KATHMANDU (Reuters) - Nepal’s multi-party government said on Thursday it had taken the ownership of ancient palaces of unpopular King Gyanendra, including his official residence in the heart of Kathmandu, the country’s capital.
But the monarch and his family will continue to stay in the sprawling Narayanhity palace in Kathmandu until an assembly due to be elected this year decides whether to retain the monarchy or turn the Himalayan nation into a republic, a minister said.
“Until now the Narayanhity was in the name of the king. Now it belongs to the government,” Information and Communications Minister Krishna Bahadur Mahara told reporters after a cabinet meeting.
The government is also taking over the ownership of six other ancient palaces, including one in the historic Durbar Square in the capital, from the king, another minister told Reuters on condition of anonymity.
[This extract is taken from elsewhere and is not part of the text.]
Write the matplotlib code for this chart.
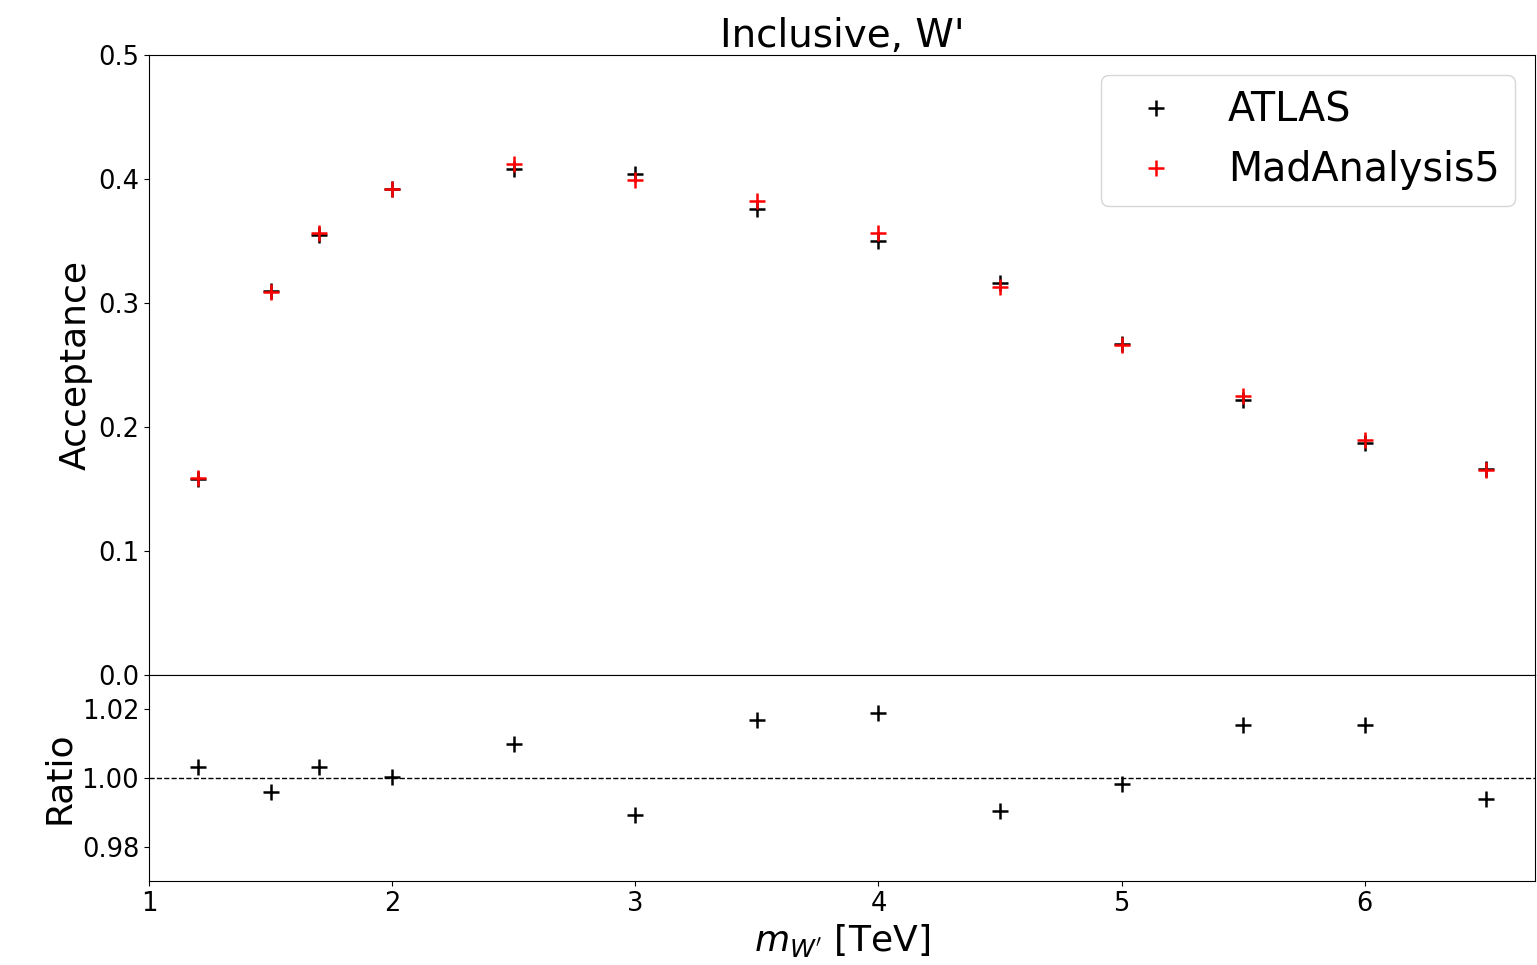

The government said the 60-year-old king would be allowed to keep the property he owned before being crowned.
There was no immediate comment from the monarch.
Some analysts said the move to take ownership of the palaces was a popular step against a widely disliked king, ahead of the November poll that would result in the formation of a constituent assembly, which would decide the political future of Nepal.
“The monarchy has become an election issue. This is proof that the campaigning for the elections has started,” said Kunda Dixit, editor of the weekly Nepali Times.
“It will go down very well with the people.”
A panel headed by Home Minister Krishna Prasad Sitaula is collecting details of other assets including those of King Birendra and Queen Aishwarya, killed in a 2001 palace massacre.
Those deaths vaulted Gyanendra, then a businessman with interests ranging from tea to tobacco and casinos, to the throne.
Officials say the property of the slain royals will be used for a charity to be run by the government.
Traditionally, kings have been revered in the majority-Hindu Nepal as gods.
But the monarchy’s popularity plunged in 2005 when Gyanendra fired the government and took absolute power, saying the move was vital to crush a deadly Maoist insurgency — a conflict that killed more than 13,000 people.
But weeks of violent street protests, backed by the Maoists, last year forced him to hand back power to political parties.
The new government quickly stripped the king of his powers, including his control over the army.
The Maoists, who began their anti-monarchy revolt in 1996, are now in the government under a power-sharing deal with mainstream parties, and are pushing for abolition of monarchy.